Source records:
━━━━━━━━━━━━━━━━

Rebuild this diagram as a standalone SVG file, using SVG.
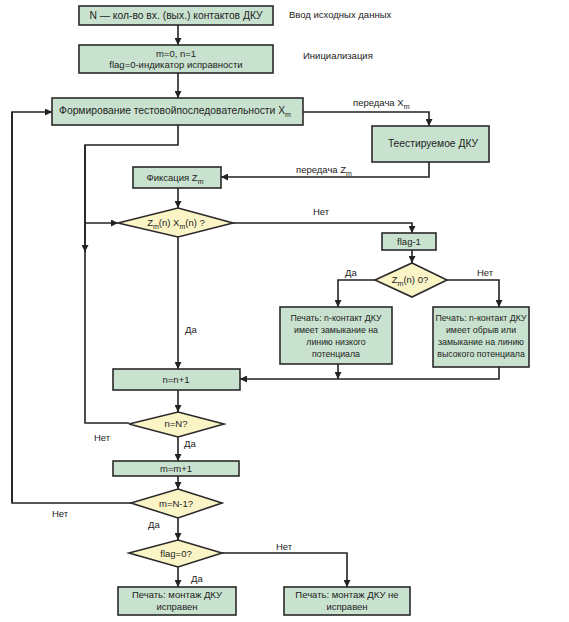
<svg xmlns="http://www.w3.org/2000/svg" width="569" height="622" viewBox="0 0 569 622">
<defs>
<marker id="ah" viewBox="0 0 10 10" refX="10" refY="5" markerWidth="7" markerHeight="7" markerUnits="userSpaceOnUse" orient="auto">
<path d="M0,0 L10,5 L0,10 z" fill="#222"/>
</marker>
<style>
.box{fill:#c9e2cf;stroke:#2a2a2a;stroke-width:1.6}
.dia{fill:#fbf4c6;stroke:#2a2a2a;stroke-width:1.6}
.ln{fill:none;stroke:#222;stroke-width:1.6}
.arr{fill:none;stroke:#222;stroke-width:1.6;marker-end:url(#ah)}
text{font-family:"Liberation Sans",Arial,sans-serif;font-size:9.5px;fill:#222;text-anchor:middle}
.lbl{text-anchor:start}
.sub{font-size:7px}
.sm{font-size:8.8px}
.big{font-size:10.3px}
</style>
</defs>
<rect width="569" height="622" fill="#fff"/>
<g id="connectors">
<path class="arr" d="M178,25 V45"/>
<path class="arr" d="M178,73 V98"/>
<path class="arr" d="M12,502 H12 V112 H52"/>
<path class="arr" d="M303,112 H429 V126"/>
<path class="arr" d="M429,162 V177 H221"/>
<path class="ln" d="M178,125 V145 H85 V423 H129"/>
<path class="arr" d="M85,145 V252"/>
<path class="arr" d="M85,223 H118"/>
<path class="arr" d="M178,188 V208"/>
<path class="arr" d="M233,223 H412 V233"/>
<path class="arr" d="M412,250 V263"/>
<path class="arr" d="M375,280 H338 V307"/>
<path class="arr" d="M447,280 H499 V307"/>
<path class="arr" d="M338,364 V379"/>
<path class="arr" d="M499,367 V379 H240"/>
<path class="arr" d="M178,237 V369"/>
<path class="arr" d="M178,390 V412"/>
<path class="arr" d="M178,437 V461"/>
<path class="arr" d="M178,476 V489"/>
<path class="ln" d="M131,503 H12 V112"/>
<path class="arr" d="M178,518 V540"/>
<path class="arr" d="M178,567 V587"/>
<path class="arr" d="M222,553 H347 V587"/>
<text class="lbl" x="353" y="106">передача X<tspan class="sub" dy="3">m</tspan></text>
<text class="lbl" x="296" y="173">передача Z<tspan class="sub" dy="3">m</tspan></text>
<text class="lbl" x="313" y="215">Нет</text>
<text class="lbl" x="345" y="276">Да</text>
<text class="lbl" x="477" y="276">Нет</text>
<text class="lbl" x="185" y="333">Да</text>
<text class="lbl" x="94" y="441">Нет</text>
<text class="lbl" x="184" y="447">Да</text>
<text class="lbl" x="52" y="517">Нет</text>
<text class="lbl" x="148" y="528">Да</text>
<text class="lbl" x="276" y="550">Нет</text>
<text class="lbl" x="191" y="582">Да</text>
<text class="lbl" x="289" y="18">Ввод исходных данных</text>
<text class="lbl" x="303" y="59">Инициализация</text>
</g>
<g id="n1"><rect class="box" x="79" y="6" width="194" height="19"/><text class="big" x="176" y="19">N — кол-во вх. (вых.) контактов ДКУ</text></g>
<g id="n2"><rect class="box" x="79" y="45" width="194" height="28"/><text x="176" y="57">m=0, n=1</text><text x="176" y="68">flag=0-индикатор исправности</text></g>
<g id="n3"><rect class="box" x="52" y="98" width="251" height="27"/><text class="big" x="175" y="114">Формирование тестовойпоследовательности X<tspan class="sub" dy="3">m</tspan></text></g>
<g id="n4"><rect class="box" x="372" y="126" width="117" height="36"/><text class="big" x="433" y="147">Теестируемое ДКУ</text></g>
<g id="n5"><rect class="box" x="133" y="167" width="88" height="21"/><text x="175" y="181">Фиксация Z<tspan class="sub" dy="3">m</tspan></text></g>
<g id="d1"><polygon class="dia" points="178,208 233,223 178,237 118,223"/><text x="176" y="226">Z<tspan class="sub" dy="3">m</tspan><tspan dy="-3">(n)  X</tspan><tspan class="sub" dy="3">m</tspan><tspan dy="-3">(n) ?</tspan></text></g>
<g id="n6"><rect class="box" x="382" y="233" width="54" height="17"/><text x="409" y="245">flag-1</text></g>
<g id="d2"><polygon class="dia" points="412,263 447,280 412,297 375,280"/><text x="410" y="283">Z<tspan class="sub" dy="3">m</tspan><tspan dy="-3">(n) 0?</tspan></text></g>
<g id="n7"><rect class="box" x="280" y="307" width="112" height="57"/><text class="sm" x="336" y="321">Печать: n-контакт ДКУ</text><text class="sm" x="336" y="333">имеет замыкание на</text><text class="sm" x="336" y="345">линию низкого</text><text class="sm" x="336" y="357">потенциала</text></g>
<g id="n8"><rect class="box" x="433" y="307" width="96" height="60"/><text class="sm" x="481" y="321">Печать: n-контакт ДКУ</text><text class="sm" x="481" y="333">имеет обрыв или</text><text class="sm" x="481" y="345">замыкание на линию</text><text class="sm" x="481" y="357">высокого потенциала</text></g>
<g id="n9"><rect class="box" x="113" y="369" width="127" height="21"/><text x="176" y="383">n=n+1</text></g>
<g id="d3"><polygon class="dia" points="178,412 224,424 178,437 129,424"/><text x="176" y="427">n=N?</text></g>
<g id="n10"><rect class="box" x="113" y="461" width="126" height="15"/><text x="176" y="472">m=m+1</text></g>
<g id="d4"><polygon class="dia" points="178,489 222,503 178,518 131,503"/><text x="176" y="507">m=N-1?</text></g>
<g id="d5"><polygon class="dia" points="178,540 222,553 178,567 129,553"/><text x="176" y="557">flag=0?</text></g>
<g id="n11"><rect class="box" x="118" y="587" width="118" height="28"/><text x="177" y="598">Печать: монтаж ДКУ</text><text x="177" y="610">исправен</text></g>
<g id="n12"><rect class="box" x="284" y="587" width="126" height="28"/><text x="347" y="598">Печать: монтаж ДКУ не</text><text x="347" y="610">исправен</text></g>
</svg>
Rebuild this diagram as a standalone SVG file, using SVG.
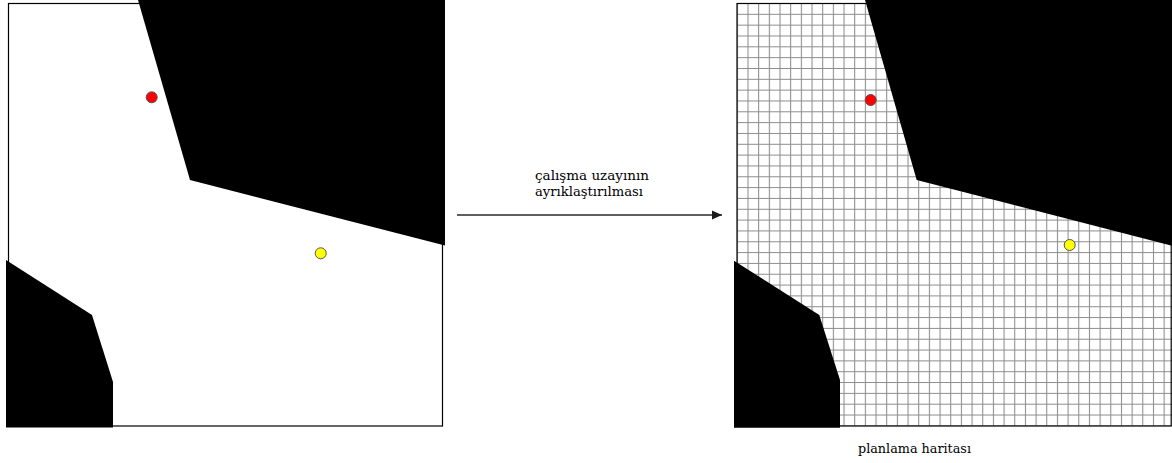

━━━━━━━━━━━━━━━━

Skip the images and write out the rest of the listing exactly.

● TASK OUTPUT
Rebuild this diagram as a standalone SVG file, using SVG.
<svg xmlns="http://www.w3.org/2000/svg" width="569" height="622" viewBox="0 0 569 622">
<defs>
<marker id="ah" viewBox="0 0 10 10" refX="10" refY="5" markerWidth="7" markerHeight="7" markerUnits="userSpaceOnUse" orient="auto">
<path d="M0,0 L10,5 L0,10 z" fill="#222"/>
</marker>
<style>
.box{fill:#c9e2cf;stroke:#2a2a2a;stroke-width:1.6}
.dia{fill:#fbf4c6;stroke:#2a2a2a;stroke-width:1.6}
.ln{fill:none;stroke:#222;stroke-width:1.6}
.arr{fill:none;stroke:#222;stroke-width:1.6;marker-end:url(#ah)}
text{font-family:"Liberation Sans",Arial,sans-serif;font-size:9.5px;fill:#222;text-anchor:middle}
.lbl{text-anchor:start}
.sub{font-size:7px}
.sm{font-size:8.8px}
.big{font-size:10.3px}
</style>
</defs>
<rect width="569" height="622" fill="#fff"/>
<g id="connectors">
<path class="arr" d="M178,25 V45"/>
<path class="arr" d="M178,73 V98"/>
<path class="arr" d="M12,502 H12 V112 H52"/>
<path class="arr" d="M303,112 H429 V126"/>
<path class="arr" d="M429,162 V177 H221"/>
<path class="ln" d="M178,125 V145 H85 V423 H129"/>
<path class="arr" d="M85,145 V252"/>
<path class="arr" d="M85,223 H118"/>
<path class="arr" d="M178,188 V208"/>
<path class="arr" d="M233,223 H412 V233"/>
<path class="arr" d="M412,250 V263"/>
<path class="arr" d="M375,280 H338 V307"/>
<path class="arr" d="M447,280 H499 V307"/>
<path class="arr" d="M338,364 V379"/>
<path class="arr" d="M499,367 V379 H240"/>
<path class="arr" d="M178,237 V369"/>
<path class="arr" d="M178,390 V412"/>
<path class="arr" d="M178,437 V461"/>
<path class="arr" d="M178,476 V489"/>
<path class="ln" d="M131,503 H12 V112"/>
<path class="arr" d="M178,518 V540"/>
<path class="arr" d="M178,567 V587"/>
<path class="arr" d="M222,553 H347 V587"/>
<text class="lbl" x="353" y="106">передача X<tspan class="sub" dy="3">m</tspan></text>
<text class="lbl" x="296" y="173">передача Z<tspan class="sub" dy="3">m</tspan></text>
<text class="lbl" x="313" y="215">Нет</text>
<text class="lbl" x="345" y="276">Да</text>
<text class="lbl" x="477" y="276">Нет</text>
<text class="lbl" x="185" y="333">Да</text>
<text class="lbl" x="94" y="441">Нет</text>
<text class="lbl" x="184" y="447">Да</text>
<text class="lbl" x="52" y="517">Нет</text>
<text class="lbl" x="148" y="528">Да</text>
<text class="lbl" x="276" y="550">Нет</text>
<text class="lbl" x="191" y="582">Да</text>
<text class="lbl" x="289" y="18">Ввод исходных данных</text>
<text class="lbl" x="303" y="59">Инициализация</text>
</g>
<g id="n1"><rect class="box" x="79" y="6" width="194" height="19"/><text class="big" x="176" y="19">N — кол-во вх. (вых.) контактов ДКУ</text></g>
<g id="n2"><rect class="box" x="79" y="45" width="194" height="28"/><text x="176" y="57">m=0, n=1</text><text x="176" y="68">flag=0-индикатор исправности</text></g>
<g id="n3"><rect class="box" x="52" y="98" width="251" height="27"/><text class="big" x="175" y="114">Формирование тестовойпоследовательности X<tspan class="sub" dy="3">m</tspan></text></g>
<g id="n4"><rect class="box" x="372" y="126" width="117" height="36"/><text class="big" x="433" y="147">Теестируемое ДКУ</text></g>
<g id="n5"><rect class="box" x="133" y="167" width="88" height="21"/><text x="175" y="181">Фиксация Z<tspan class="sub" dy="3">m</tspan></text></g>
<g id="d1"><polygon class="dia" points="178,208 233,223 178,237 118,223"/><text x="176" y="226">Z<tspan class="sub" dy="3">m</tspan><tspan dy="-3">(n)  X</tspan><tspan class="sub" dy="3">m</tspan><tspan dy="-3">(n) ?</tspan></text></g>
<g id="n6"><rect class="box" x="382" y="233" width="54" height="17"/><text x="409" y="245">flag-1</text></g>
<g id="d2"><polygon class="dia" points="412,263 447,280 412,297 375,280"/><text x="410" y="283">Z<tspan class="sub" dy="3">m</tspan><tspan dy="-3">(n) 0?</tspan></text></g>
<g id="n7"><rect class="box" x="280" y="307" width="112" height="57"/><text class="sm" x="336" y="321">Печать: n-контакт ДКУ</text><text class="sm" x="336" y="333">имеет замыкание на</text><text class="sm" x="336" y="345">линию низкого</text><text class="sm" x="336" y="357">потенциала</text></g>
<g id="n8"><rect class="box" x="433" y="307" width="96" height="60"/><text class="sm" x="481" y="321">Печать: n-контакт ДКУ</text><text class="sm" x="481" y="333">имеет обрыв или</text><text class="sm" x="481" y="345">замыкание на линию</text><text class="sm" x="481" y="357">высокого потенциала</text></g>
<g id="n9"><rect class="box" x="113" y="369" width="127" height="21"/><text x="176" y="383">n=n+1</text></g>
<g id="d3"><polygon class="dia" points="178,412 224,424 178,437 129,424"/><text x="176" y="427">n=N?</text></g>
<g id="n10"><rect class="box" x="113" y="461" width="126" height="15"/><text x="176" y="472">m=m+1</text></g>
<g id="d4"><polygon class="dia" points="178,489 222,503 178,518 131,503"/><text x="176" y="507">m=N-1?</text></g>
<g id="d5"><polygon class="dia" points="178,540 222,553 178,567 129,553"/><text x="176" y="557">flag=0?</text></g>
<g id="n11"><rect class="box" x="118" y="587" width="118" height="28"/><text x="177" y="598">Печать: монтаж ДКУ</text><text x="177" y="610">исправен</text></g>
<g id="n12"><rect class="box" x="284" y="587" width="126" height="28"/><text x="347" y="598">Печать: монтаж ДКУ не</text><text x="347" y="610">исправен</text></g>
</svg>
Rebuild this diagram as a standalone SVG file, using SVG.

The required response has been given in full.